方凈和戴薇是多年的好閨蜜,從小一起穿開襠褲長大,對戴薇的脾氣摸得一清二楚。從她上回化療完之后,把微博賬號和密碼交給她讓她把上頭的微博全部清空,她就知道,這傻姑娘是打算在生命最后關頭,干干凈凈地走。
關于那本小說帶來的一切,她不想再追究,也無力去追究了。
人到了這個地步,難免都會產生很多感慨。戴薇現在身體感覺好一些了,就坐在病床上念念佛,可能這能給她帶來一點希望和寬慰吧。
李緣被拒絕之后也不氣餒,她一路跟著方凈來到水房,趁她接熱水的時候又繼續說:“現在外面對戴薇小姐的報導,都是睜著眼睛說瞎話。一生一世一雙人開拍了,齊夏陽的經紀人過來買文稿,讓我們寫反轉,說其實是戴薇小姐抄襲,卻反咬他們一口。”
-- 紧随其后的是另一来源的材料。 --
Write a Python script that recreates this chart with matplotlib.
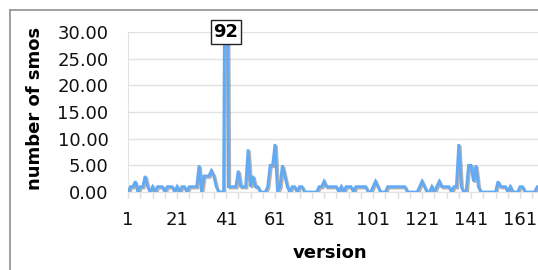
import matplotlib
matplotlib.use("Agg")
import matplotlib.pyplot as plt
import matplotlib.patheffects as pe
from matplotlib.lines import Line2D
from matplotlib.ticker import FixedLocator, FormatStrFormatter
import numpy as np

# number of smos per version (versions 1..169)
smos = [
    0, 1, 1, 2, 0, 1, 1, 3, 1, 0,      # 1-10
    1, 0, 1, 1, 1, 0, 1, 1, 1, 0,      # 11-20
    1, 0, 1, 1, 0, 1, 1, 1, 1, 5,      # 21-30
    0, 3, 3, 3, 4, 3, 1, 0, 0, 0,      # 31-40
    92, 1, 1, 1, 1, 4, 1, 1, 1, 8,     # 41-50
    1, 3, 1, 1, 0, 0, 0, 1, 5, 5,      # 51-60
    9, 0, 1, 5, 3, 1, 0, 1, 1, 0,      # 61-70
    1, 1, 0, 0, 0, 0, 0, 0, 1, 1,      # 71-80
    2, 1, 1, 1, 1, 1, 0, 1, 0, 1,      # 81-90
    1, 1, 0, 1, 1, 1, 1, 1, 0, 0,      # 91-100
    1, 2, 1, 0, 0, 0, 1, 1, 1, 1,      # 101-110
    1, 1, 1, 1, 0, 0, 0, 0, 0, 1,      # 111-120
    2, 1, 0, 0, 1, 0, 1, 2, 1, 1,      # 121-130
    1, 1, 0, 1, 1, 9, 1, 0, 0, 5,      # 131-140
    5, 2, 5, 1, 0, 0, 0, 0, 0, 0,      # 141-150
    0, 2, 1, 1, 1, 0, 1, 0, 0, 0,      # 151-160
    1, 1, 0, 0, 0, 0, 0, 1, 1,         # 161-169
]
versions = list(range(1, len(smos) + 1))
xtick_labels = [1, 21, 41, 61, 81, 101, 121, 141, 161]
yticks = [0, 5, 10, 15, 20, 25, 30]

W, H = 538, 270
fig = plt.figure(figsize=(W / 100, H / 100), dpi=100)
fig.patch.set_facecolor("white")

ax_left, ax_bottom, ax_top = 128 / W, (H - 192) / H, (H - 32) / H
ax = fig.add_axes([ax_left, ax_bottom, 1.0 - ax_left, ax_top - ax_bottom])

blue = "#62aaf4"
ax.plot(versions, smos, color=blue, lw=2.0, solid_joinstyle="miter",
        path_effects=[pe.SimpleLineShadow(offset=(1.0, -1.0), shadow_color="#666666", alpha=0.5),
                      pe.Normal()], zorder=3)

ax.set_xlim(1, 1 + (W - 128) / 2.45)
ax.set_ylim(0, 30)

ax.yaxis.set_major_locator(FixedLocator(yticks))
ax.yaxis.set_major_formatter(FormatStrFormatter("%.2f"))
ax.set_xticks(xtick_labels)
ax.set_xticklabels([str(v) for v in xtick_labels])
ax.set_xticks(list(range(1, 170, 5)), minor=True)

ax.grid(axis="y", color="#e2e2e2", lw=1.0, zorder=0)
for s in ["top", "right"]:
    ax.spines[s].set_visible(False)
ax.spines["left"].set_color("#e2e2e2")
ax.spines["bottom"].set_color("#e2e2e2")

ax.tick_params(axis="y", length=0, pad=14, labelsize=13, labelcolor="#111111")
ax.tick_params(axis="x", which="both", length=4, color="#dddddd", width=1)
ax.tick_params(axis="x", which="major", pad=10, labelsize=13, labelcolor="#111111")

axw = W - 128
axh = 192 - 32
ax.set_ylabel("number of smos", fontsize=13, fontweight="bold")
ax.yaxis.set_label_coords((35 - 128) / axw, (192 - 108) / axh)
ax.set_xlabel("version", fontsize=13, fontweight="bold")
ax.xaxis.set_label_coords((330 - 128) / axw, -(253 - 192) / axh)
ax.xaxis.label.set_va("center")
ax.yaxis.label.set_va("center")

# label for clipped peak
imax = int(np.argmax(smos))
ax.annotate(str(smos[imax]), xy=(versions[imax], 30), xycoords="data",
            ha="center", va="center", fontsize=13, fontweight="bold",
            bbox=dict(boxstyle="square,pad=0.15", fc="white", ec="#222222", lw=1.0),
            zorder=5, annotation_clip=False)

# outer frame lines
fig.add_artist(Line2D([10 / W, 1.0], [(H - 10) / H] * 2, color="#999999", lw=1.3,
                      transform=fig.transFigure))
fig.add_artist(Line2D([10 / W] * 2, [0, (H - 10) / H], color="#999999", lw=1.3,
                      transform=fig.transFigure))

fig.savefig("out.png", dpi=100)
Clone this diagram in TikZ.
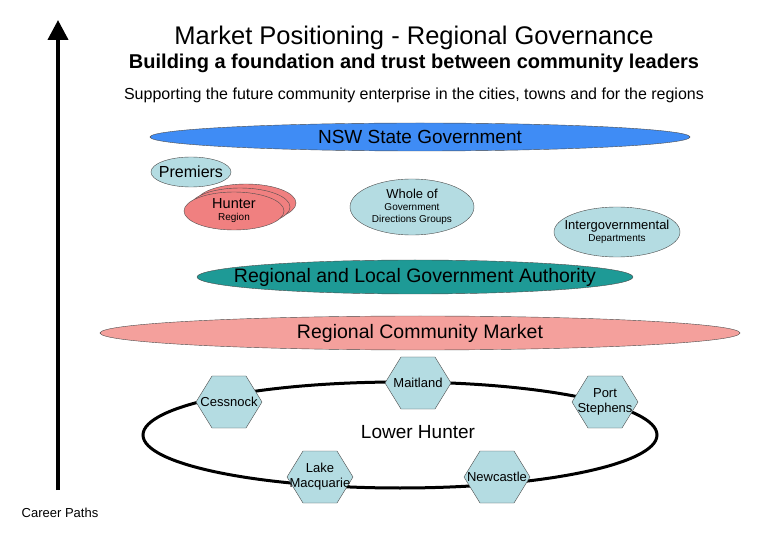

熱水冒著氤氳熱氣,像朵朵祥云,翻騰而上,方凈眼睛被水氣熏得有點看不太真切,只覺得眼前一片朦朧。
混著水流進保溫瓶里的聲音,方凈半天才說:“那你過來又是想來干什麼呢,李小姐。”
“我想陳述現實,”李緣攥著書包帶子的手微微縮緊,眼神亮得發光,又擲地有聲地說了一遍,“我想知道真相。”
方凈笑了笑。
神情里不乏諷刺。
她說:“大約一個月之前,也有一個像你一樣的記者,跑來醫院找到我們。”
她的聲音很輕,可能是長期照料戴薇,已經習慣了輕聲輕語說話,但就是這般細弱的聲音里,卻藏著幾分嘲諷。